Mas nem todo mundo concorda.
Cappuccio é contundente, por sua vez, ao afirmar que a
diminuição da ingestão de sal reduz a pressão arterial em todas as pessoas -
não apenas em quem consome em excesso.
Segundo ele, os estudos realizados nos últimos anos que
mostraram descobertas contrárias são poucos, contam com participantes que já
estão doentes e confiam em dados falhos - incluindo o estudo de Mente, que
coletou amostras de urina em jejum dos participantes, em vez de realizar vários
exames durante um período de 24 horas (para servir de comparação e avaliar a
precisão dos mesmos).
Sara Stanner, diretora de ciências da Fundação Britânica de
Nutrição, concorda que é forte o indício de que a redução do consumo de sal em
pessoas hipertensas diminui a pressão arterial e o risco de doenças cardíacas.
E não tem muita gente consumindo níveis tão baixos quanto 3g, quantidade que
algumas pesquisas consideram perigosamente baixas.
Seria difícil chegar a esse patamar, explica Stanner, devido
aos níveis de sal que encontramos nos alimentos que compramos.
"Muito do sal que consumimos está presente nos
alimentos que fazem parte do nosso dia a dia", diz ela.
"É por isso que a reformulação em toda a cadeia de
alimentos é a abordagem mais promissora para reduzir o consumo de sal em nível
nacional, como tem sido no caso do Reino Unido."
Os especialistas também divergem sobre a hipótese de a alta
ingestão de sal poder ser compensada por uma dieta saudável e exercícios.
Alguns, incluindo Stanner, dizem que uma alimentação rica em potássio,
encontrado em frutas, legumes, nozes e laticínios, pode ajudar a compensar os
efeitos adversos do sal sobre a pressão arterial.
Para Ceu Mateus, professor de economia da saúde na
Universidade de Lancaster, na Inglaterra, a prioridade deve ser tomar
consciência do sal escondido nos alimentos, em vez de tentar evitá-lo
completamente.
"Os problemas que temos em relação ao excesso de sal
podem ser semelhantes àqueles relacionados ao baixo consumo, mas ainda
precisamos fazer mais pesquisas para entender o que de fato acontece.

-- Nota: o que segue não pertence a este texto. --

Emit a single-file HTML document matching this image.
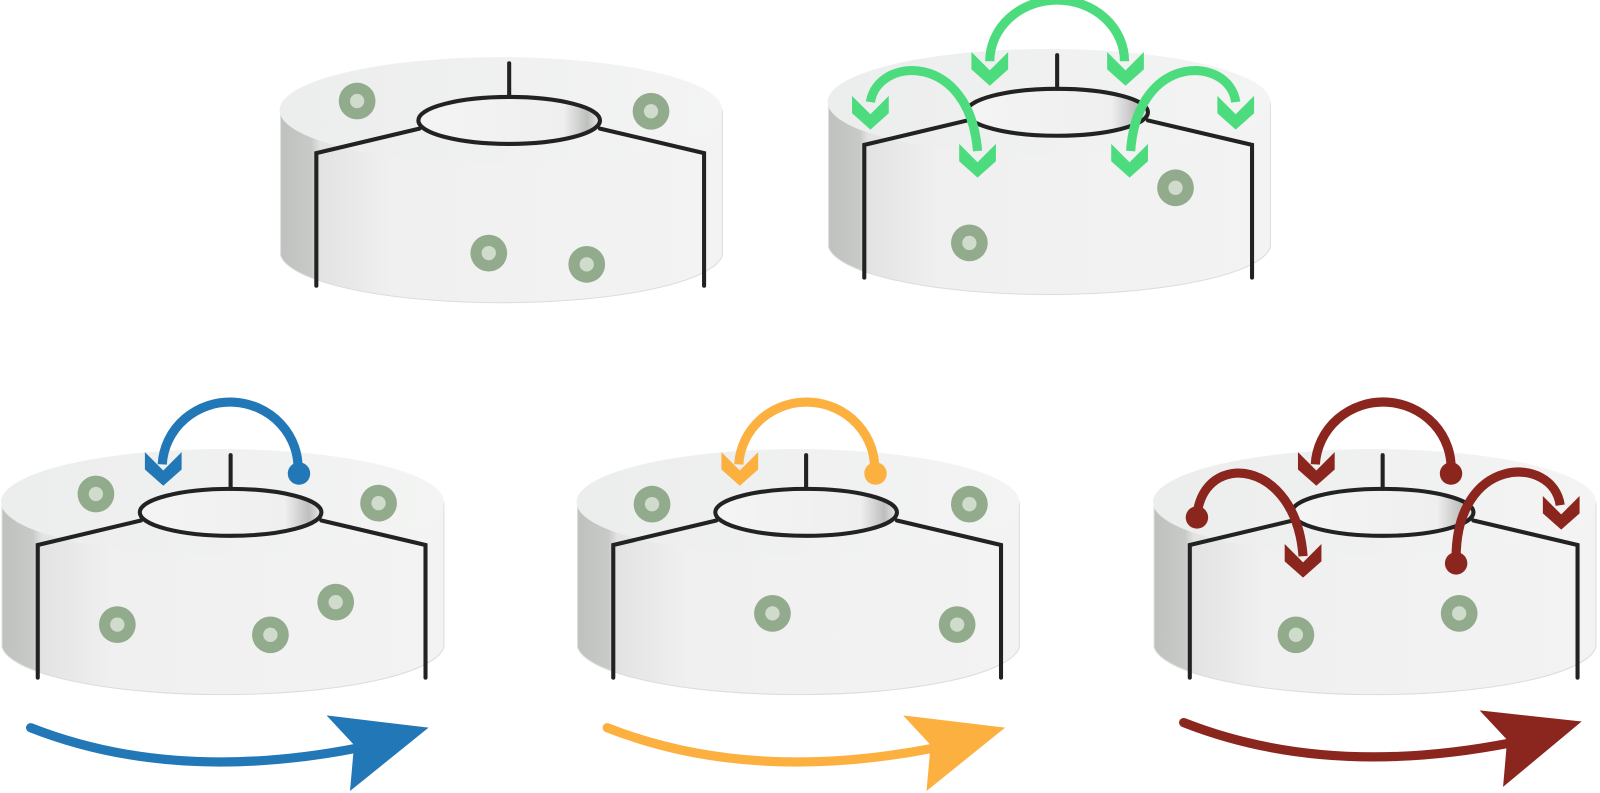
<!DOCTYPE html>
<html><head><meta charset="utf-8"><style>html,body{margin:0;padding:0;background:#fff}svg{display:block}</style></head>
<body>
<svg width="1600" height="793" viewBox="0 0 1568 777" preserveAspectRatio="none" xmlns="http://www.w3.org/2000/svg">
<defs>
<linearGradient id="side" x1="0" x2="1" y1="0" y2="0">
<stop offset="0" stop-color="#bfc1bf"/><stop offset="0.07" stop-color="#c8cac8"/><stop offset="0.09" stop-color="#e2e3e2"/><stop offset="0.25" stop-color="#eff0ef"/><stop offset="1" stop-color="#f3f3f3"/>
</linearGradient>
<linearGradient id="topf" x1="0" x2="1"><stop offset="0" stop-color="#eceded"/><stop offset="1" stop-color="#f3f4f3"/></linearGradient>
<linearGradient id="hole" x1="0" x2="1"><stop offset="0" stop-color="#f4f4f4"/><stop offset="0.8" stop-color="#efefef"/><stop offset="0.93" stop-color="#bdbfbd"/><stop offset="1" stop-color="#e8e8e8"/></linearGradient>
<g id="cyl">
<path d="M-224,-10 L-224,132 A217,50 0 0 0 209,132 L209,-10 Z" fill="url(#side)" stroke="#dcdcdc" stroke-width="1"/>
<ellipse cx="-8" cy="-10" rx="217" ry="52" fill="url(#topf)"/>
<ellipse cx="0" cy="0" rx="89" ry="23" fill="url(#hole)" stroke="#222" stroke-width="4"/>
<g stroke="#222" stroke-width="4" fill="none" stroke-linecap="round" stroke-linejoin="miter">
<path d="M0,-56 V-23"/>
<path d="M-88,8 L-189,32 V162"/>
<path d="M89,8 L191,32 V162"/>
</g>
</g>
<g id="dot"><circle r="18" fill="#93ab8d"/><circle r="7" fill="#cfdccc"/></g>
<polygon id="hd" points="-18,-33 0,-15 18,-33 18,-16 0,0 -18,-16"/>
</defs>

<use href="#cyl" x="499" y="118"/>
<use href="#dot" x="350" y="99"/><use href="#dot" x="638" y="109"/><use href="#dot" x="479" y="248"/><use href="#dot" x="575" y="259"/>

<use href="#cyl" x="1036" y="110"/>
<use href="#dot" x="1152" y="184"/><use href="#dot" x="950" y="238"/>
<g stroke="#4cdc7e" stroke-width="9" fill="none">
<path d="M970,60 A66,60 0 0 1 1102,60"/>
<path d="M853,100 C860,55 950,50 958,148"/>
<path d="M1108,148 C1115,50 1205,55 1211,100"/>
</g>
<g fill="#4cdc7e">
<use href="#hd" x="970" y="84"/><use href="#hd" x="1103" y="84"/>
<use href="#hd" x="853" y="127"/><use href="#hd" x="958" y="174"/>
<use href="#hd" x="1107" y="174"/><use href="#hd" x="1211" y="127"/>
</g>

<use href="#cyl" x="226" y="502"/>
<use href="#dot" x="94" y="484"/><use href="#dot" x="371" y="493"/><use href="#dot" x="115" y="612"/><use href="#dot" x="265" y="622"/><use href="#dot" x="329" y="590"/>
<path d="M292,462 A66,64 0 0 0 159,455" stroke="#2277b6" stroke-width="9" fill="none"/>
<circle cx="293" cy="464" r="11" fill="#2277b6"/>
<use href="#hd" x="160" y="476" fill="#2277b6"/>
<path d="M30,713 Q170,768 350,733" stroke="#2277b6" stroke-width="9" fill="none" stroke-linecap="round"/>
<polygon points="320,701 420,713 343,775 347,730" fill="#2277b6"/>

<use href="#cyl" x="790" y="502"/>
<use href="#dot" x="639" y="494"/><use href="#dot" x="950" y="494"/><use href="#dot" x="757" y="601"/><use href="#dot" x="938" y="612"/>
<path d="M857,462 A66,64 0 0 0 724,455" stroke="#fcb040" stroke-width="9" fill="none"/>
<circle cx="858" cy="464" r="11" fill="#fcb040"/>
<use href="#hd" x="725" y="476" fill="#fcb040"/>
<path d="M595,713 Q735,768 915,733" stroke="#fcb040" stroke-width="9" fill="none" stroke-linecap="round"/>
<polygon points="885,701 985,713 908,775 912,730" fill="#fcb040"/>

<use href="#cyl" x="1355" y="502"/>
<use href="#dot" x="1270" y="622"/><use href="#dot" x="1430" y="601"/>
<g stroke="#8b261e" stroke-width="9" fill="none">
<path d="M1422,462 A66,64 0 0 0 1289,455"/>
<path d="M1173,505 C1180,440 1270,450 1277,545"/>
<path d="M1427,550 C1425,445 1522,445 1529,495"/>
</g>
<g fill="#8b261e">
<circle cx="1422" cy="464" r="11"/><circle cx="1173" cy="507" r="11"/><circle cx="1427" cy="552" r="11"/>
<use href="#hd" x="1290" y="476"/><use href="#hd" x="1277" y="566"/><use href="#hd" x="1530" y="519"/>
</g>
<path d="M1160,708 Q1300,763 1480,728" stroke="#8b261e" stroke-width="9" fill="none" stroke-linecap="round"/>
<polygon points="1450,696 1550,707 1473,771 1477,725" fill="#8b261e"/>
</svg>
</body></html>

Enquanto
isso, uma pessoa saudável será capaz de regular pequenas quantidades", diz
Mateus.
"Devemos ter consciência de que sal em excesso é muito
ruim, mas não devemos eliminá-lo completamente da dieta."
Apesar de estudos recentes sugerirem ameaças potenciais de
uma dieta pobre em sal e diferenças individuais na sensibilidade ao condimento,
a conclusão mais consagrada das pesquisas existentes é que sal em excesso
definitivamente aumenta a pressão arterial.